Francesco (il nome è di fantasia) è un alunno che frequenta la terza elementare di una scuola della provincia di Cosenza. Il bambino dimostra già delle doti: parla benissimo l’inglese e ha un quoziente intellettivo superiore alla media. Allo stesso tempo è iperattivo. Una caratteristica che richiede ancora più attenzioni durante l’orario scolastico. Per questo motivo la madre di Francesco – avvocata del Foro di Cosenza - ha deciso di trasferire in un’altra classe il figlio, che, comunque, è rimasto nello stesso istituto scolastico. Una scelta concordata con il dirigente scolastico per garantire al piccolo «un riferimento in quel nuovo contesto, se si fosse sentito smarrito» e dettata dall’esigenza di garantire la migliore didattica e il migliore ambiente, gomito a gomito con i coetanei.

La vicenda di Francesco, come spesso succede, vede gli adulti protagonisti in negativo. In occasione del terzo giorno nella nuova classe, il piccolo non ha trovato nessun compagno. La decisione di non mandare a scuola i figli sarebbe stata condivisa su una chat di Whatsapp delle mamme dei nuovi compagni di classe di Francesco. Perché? La risposta viene data dalla madre di Francesco: l’assenza in massa degli alunni della terza classe sarebbe stata un gesto di protesta per l’arrivo del nuovo alunno, «preannunciato come soggetto di disturbo perché iperattivo». La classe vuota, i banchi senza penne colorate e i fogli, la mancanza del brusio allegro dei compagni sono stati uno shock per Francesco, il quale più volte ha chiesto come mai la classe fosse deserta.

Questa storia deve farci riflettere su quanto possano essere deleterie le scelte degli adulti. La mala pianta della discriminazione e della intolleranza nasce anche dai semi dell’ignoranza e dell’ottusità di chi dovrebbe educare, a partire dalle mura domestiche, all’amore, all’accoglienza e al confronto.

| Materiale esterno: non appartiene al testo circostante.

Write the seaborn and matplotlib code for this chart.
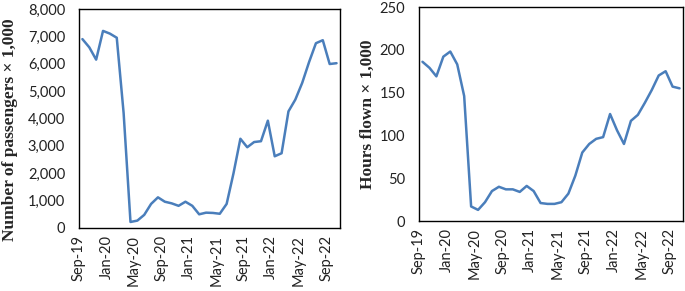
import numpy as np
import pandas as pd
import seaborn as sns
import matplotlib
matplotlib.use("Agg")
import matplotlib.pyplot as plt

# monthly data, Sep-19 .. Oct-22
months = pd.date_range("2019-09-01", "2022-10-01", freq="MS").strftime("%b-%y").tolist()

passengers = [6900, 6600, 6150, 7200, 7100, 6950, 4200, 220, 270, 480,
              880, 1120, 960, 900, 810, 960, 810, 500, 560, 550,
              520, 880, 2000, 3260, 2950, 3140, 3170, 3920, 2620, 2730,
              4260, 4690, 5300, 6060, 6750, 6860, 5990, 6020]

hours = [186, 179, 169, 192, 198, 183, 146, 17, 13, 22,
         35, 40, 37, 37, 34, 41, 35, 21, 20, 20,
         22, 32, 53, 80, 90, 96, 98, 125, 106, 90,
         117, 124, 138, 153, 170, 175, 157, 155]

df = pd.DataFrame({"month": months, "passengers": passengers, "hours": hours})
df["pos"] = np.arange(len(df)) + 0.5

sns.set_theme(style="white")
plt.rcParams["font.family"] = ["Lato", "DejaVu Sans"]

line_color = "#4a7ebb"
tick_pos = np.arange(0, len(df), 4)
tick_labels = [months[i] for i in tick_pos]

fig = plt.figure(figsize=(6.85, 2.91), dpi=100)
ax1 = fig.add_axes([0.1153, 0.2165, 0.381, 0.7526])
ax2 = fig.add_axes([0.6117, 0.2405, 0.3854, 0.7354])

panels = [
    (ax1, "passengers", "Number of passengers \u00d7 1,000", (-0.234, 0.45), (0, 8000), np.arange(0, 8001, 1000), lambda v: f"{int(v):,}"),
    (ax2, "hours", "Hours flown \u00d7 1,000", (-0.165, 0.5), (0, 250), np.arange(0, 251, 50), lambda v: f"{int(v)}"),
]

for ax, col, ylab, ylab_xy, ylim, yticks, fmt in panels:
    sns.lineplot(data=df, x="pos", y=col, ax=ax, color=line_color, linewidth=1.8)
    ax.set_xlim(0, len(df))
    ax.set_ylim(*ylim)
    ax.set_yticks(yticks)
    ax.set_yticklabels([fmt(v) for v in yticks])
    ax.set_xticks(tick_pos)
    ax.set_xticklabels(tick_labels, rotation=90)
    ax.set_xlabel("")
    ax.set_ylabel(ylab, fontfamily="Liberation Serif", fontweight="bold", fontsize=12.5)
    ax.yaxis.set_label_coords(*ylab_xy)
    ax.tick_params(axis="x", direction="in", length=4.5, width=1, color="black",
                   labelsize=10.5, labelcolor="#222222", pad=5)
    ax.tick_params(axis="y", length=0, labelsize=10.5, labelcolor="#222222", pad=10)
    for s in ax.spines.values():
        s.set_color("black")
        s.set_linewidth(1.0)

fig.savefig("out.png", dpi=100)
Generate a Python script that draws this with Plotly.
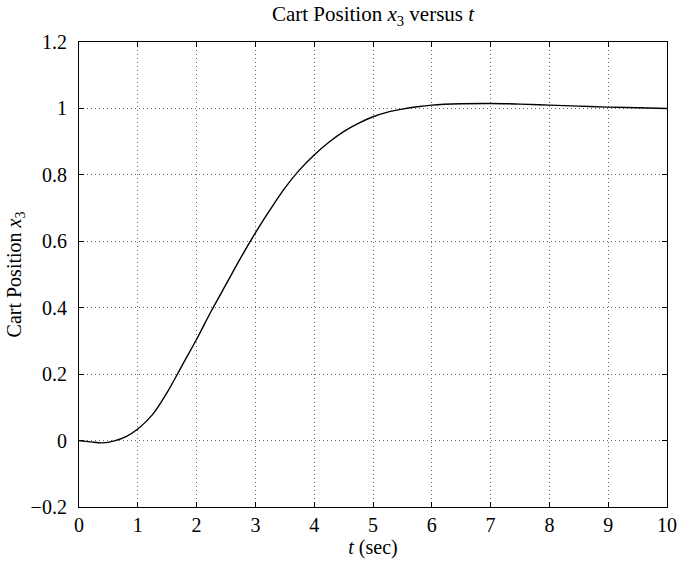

La madre di Francesco non ha nascosto delusione e tristezza. «Sono - commenta - giorni di riflessione amara per noi genitori, per noi famiglia, per noi gruppo di consociati che viviamo in mezzo agli altri e sappiamo bene che la violenza di alcune azioni lascia segni e conseguenze indelebili, soprattutto se a subirle è un bambino di otto anni, che addirittura diventa oggetto di un dettagliato piano di isolamento ed esclusione all’interno di una chat di mamme».

Sulla vicenda è intervenuto il Garante per l’infanzia e l’adolescenza, Antonio Marziale, il quale ha avviato una istruttoria. Il dirigente scolastico, a sua volta, ha attivato una verifica interna, mentre il Coa di Cosenza, con il Comitato Pari opportunità, si è interrogato sulla società che noi adulti costruiamo per i cittadini di domani. «Il diritto all'educazione, all’istruzione e all'inclusione – scrive in una nota l’avvocata Maria Gagliardi del Cpo dell’Ordine degli avvocati di Cosenza - sono principi fondamentali, che dovrebbero essere rispettati, prima a casa, e poi in ogni contesto scolastico. E quanto abbiamo letto sui media è totalmente contrario a tali principi. Tutti i bambini hanno il diritto a vivere in un ambiente di apprendimento sicuro, inclusivo e rispettoso, indipendentemente dalla loro condizione o situazione personale. Senza contare, poi, che la discriminazione nei confronti di un bambino con “Bes” - non è una parolaccia, ma semplicemente l’acronimo di Bisogni educativi speciali è contraria alla legge e agli obblighi internazionali sottoscritti dall'Italia per garantire l'uguaglianza e la dignità di ogni individuo e la discriminazione di cui è stato vittima questo bambino viola i principi fondamentali di uguaglianza e inclusione, che dovrebbero essere alla base di ogni istituzione educativa».